• [WHAT TO WORK ON]: Provide the number of lines containing the word "script", and nothing else.

• [EXTRACTED DATA]:
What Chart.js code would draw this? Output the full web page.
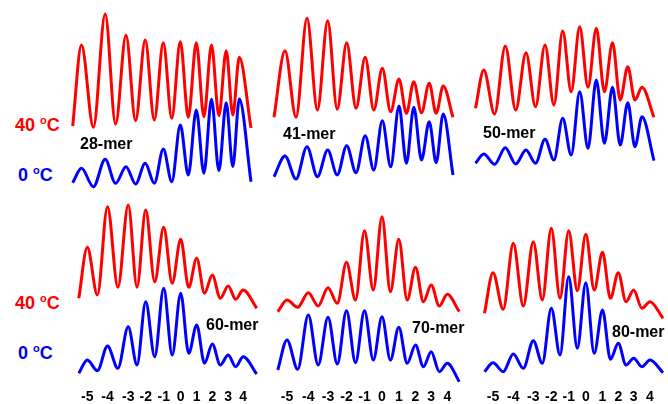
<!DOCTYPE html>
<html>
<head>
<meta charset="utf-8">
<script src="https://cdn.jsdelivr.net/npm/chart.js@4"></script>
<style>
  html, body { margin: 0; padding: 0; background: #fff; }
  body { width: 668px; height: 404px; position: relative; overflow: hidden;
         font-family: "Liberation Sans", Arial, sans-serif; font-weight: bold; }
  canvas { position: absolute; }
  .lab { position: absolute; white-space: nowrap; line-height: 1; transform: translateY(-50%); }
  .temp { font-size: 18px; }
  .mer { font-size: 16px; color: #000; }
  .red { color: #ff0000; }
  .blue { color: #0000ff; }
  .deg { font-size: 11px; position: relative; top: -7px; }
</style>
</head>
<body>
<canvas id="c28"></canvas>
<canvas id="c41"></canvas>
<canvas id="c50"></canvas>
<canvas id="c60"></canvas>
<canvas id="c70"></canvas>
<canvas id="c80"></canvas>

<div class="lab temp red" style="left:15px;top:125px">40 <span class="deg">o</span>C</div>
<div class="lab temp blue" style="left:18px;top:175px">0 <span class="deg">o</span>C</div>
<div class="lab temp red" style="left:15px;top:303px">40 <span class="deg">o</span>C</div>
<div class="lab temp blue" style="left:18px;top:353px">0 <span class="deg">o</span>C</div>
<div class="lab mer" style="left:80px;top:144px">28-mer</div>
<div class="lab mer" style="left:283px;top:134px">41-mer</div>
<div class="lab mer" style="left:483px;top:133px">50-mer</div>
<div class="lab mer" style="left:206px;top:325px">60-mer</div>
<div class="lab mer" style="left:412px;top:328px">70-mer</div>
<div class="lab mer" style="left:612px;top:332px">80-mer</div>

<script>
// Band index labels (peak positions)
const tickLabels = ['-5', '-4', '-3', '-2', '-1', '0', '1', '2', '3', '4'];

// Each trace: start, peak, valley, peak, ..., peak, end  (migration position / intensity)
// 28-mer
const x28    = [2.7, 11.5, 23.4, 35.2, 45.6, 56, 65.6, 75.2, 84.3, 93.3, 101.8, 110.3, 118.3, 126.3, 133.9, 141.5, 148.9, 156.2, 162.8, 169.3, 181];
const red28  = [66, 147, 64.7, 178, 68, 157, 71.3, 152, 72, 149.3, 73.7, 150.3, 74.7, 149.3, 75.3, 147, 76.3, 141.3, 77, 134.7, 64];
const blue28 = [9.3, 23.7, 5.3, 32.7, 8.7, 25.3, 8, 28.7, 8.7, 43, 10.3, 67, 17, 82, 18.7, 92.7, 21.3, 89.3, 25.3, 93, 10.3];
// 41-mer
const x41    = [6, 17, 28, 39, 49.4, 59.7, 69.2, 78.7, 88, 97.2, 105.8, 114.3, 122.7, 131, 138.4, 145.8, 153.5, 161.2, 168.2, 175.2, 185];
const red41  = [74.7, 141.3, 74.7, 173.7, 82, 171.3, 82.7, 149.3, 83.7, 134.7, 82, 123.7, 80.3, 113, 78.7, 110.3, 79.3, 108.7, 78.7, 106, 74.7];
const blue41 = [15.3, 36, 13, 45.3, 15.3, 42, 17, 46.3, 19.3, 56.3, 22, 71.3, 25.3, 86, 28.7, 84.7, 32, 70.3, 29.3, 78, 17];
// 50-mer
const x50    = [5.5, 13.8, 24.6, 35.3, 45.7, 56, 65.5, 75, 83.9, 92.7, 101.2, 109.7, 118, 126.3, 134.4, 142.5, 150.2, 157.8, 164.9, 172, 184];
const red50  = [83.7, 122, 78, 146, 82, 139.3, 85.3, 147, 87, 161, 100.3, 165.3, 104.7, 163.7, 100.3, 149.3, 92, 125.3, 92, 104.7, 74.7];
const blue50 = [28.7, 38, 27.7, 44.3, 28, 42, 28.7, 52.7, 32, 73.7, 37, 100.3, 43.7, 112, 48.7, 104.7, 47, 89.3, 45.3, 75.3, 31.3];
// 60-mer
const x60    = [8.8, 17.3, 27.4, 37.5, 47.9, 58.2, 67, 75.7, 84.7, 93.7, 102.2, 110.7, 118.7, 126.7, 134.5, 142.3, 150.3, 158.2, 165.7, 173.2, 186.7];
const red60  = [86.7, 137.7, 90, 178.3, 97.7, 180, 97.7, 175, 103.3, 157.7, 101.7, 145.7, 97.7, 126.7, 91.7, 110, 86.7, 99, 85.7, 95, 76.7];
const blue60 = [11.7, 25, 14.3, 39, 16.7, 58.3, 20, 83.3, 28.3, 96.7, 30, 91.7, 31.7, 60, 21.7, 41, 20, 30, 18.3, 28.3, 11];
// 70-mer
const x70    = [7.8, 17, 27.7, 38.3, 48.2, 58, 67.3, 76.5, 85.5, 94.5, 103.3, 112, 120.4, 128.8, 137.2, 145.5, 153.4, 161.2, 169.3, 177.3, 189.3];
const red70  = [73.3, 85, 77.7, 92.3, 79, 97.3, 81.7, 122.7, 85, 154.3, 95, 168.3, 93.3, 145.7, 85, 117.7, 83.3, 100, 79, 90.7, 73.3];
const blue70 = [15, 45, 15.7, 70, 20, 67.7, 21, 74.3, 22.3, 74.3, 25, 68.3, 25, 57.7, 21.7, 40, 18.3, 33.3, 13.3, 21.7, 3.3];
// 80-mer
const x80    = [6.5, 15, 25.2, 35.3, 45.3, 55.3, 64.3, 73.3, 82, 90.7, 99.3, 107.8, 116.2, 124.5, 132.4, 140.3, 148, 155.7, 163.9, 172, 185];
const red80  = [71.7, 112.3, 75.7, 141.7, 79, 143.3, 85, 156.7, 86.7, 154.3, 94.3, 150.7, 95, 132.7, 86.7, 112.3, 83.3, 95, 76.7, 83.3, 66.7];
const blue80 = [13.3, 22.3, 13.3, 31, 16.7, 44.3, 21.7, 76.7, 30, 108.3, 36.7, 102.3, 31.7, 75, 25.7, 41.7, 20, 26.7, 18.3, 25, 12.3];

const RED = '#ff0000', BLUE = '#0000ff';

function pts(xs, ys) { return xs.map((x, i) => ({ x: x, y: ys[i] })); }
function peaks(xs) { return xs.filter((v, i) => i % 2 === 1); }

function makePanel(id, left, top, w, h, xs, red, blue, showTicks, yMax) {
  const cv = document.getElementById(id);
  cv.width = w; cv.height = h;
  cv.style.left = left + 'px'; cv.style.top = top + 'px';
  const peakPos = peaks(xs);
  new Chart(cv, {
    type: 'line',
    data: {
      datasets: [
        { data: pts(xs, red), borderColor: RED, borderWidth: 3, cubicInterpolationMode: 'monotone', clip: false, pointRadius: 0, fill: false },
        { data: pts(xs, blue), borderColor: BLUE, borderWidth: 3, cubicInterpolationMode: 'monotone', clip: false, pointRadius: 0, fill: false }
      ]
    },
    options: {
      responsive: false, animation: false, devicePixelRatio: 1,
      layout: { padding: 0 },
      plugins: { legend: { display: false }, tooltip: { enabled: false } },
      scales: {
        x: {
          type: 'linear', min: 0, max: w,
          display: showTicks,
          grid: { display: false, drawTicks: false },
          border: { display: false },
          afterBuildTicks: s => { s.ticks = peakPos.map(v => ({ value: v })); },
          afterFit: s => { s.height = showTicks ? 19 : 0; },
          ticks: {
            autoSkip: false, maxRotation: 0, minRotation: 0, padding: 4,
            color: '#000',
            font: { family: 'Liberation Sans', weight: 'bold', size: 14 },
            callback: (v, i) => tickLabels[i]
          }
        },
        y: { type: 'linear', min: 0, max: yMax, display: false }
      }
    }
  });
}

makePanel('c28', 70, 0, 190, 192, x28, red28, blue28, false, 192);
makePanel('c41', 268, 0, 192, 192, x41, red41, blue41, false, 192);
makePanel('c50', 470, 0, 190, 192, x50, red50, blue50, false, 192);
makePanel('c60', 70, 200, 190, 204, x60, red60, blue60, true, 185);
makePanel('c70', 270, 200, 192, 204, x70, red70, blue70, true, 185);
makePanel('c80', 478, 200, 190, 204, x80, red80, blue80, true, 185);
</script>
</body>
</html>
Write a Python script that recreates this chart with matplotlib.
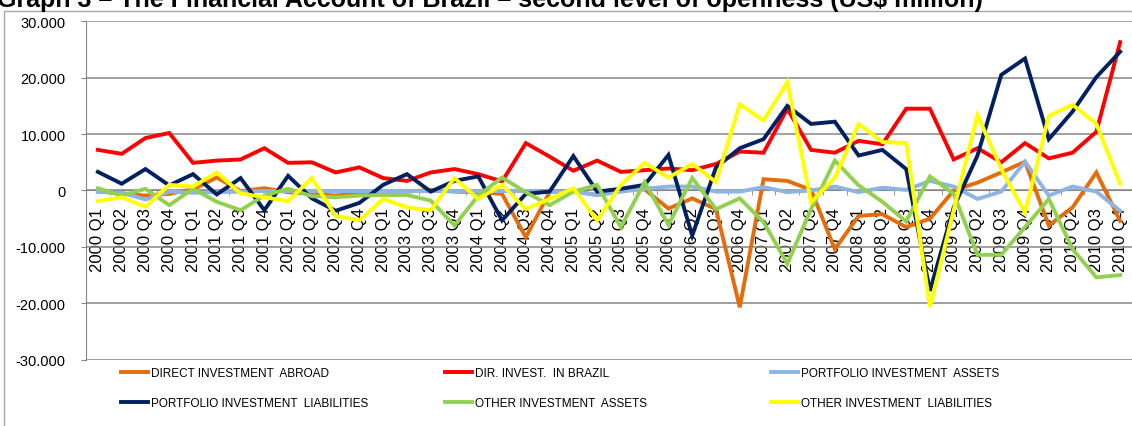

• [EXERCISE ANSWER]: 4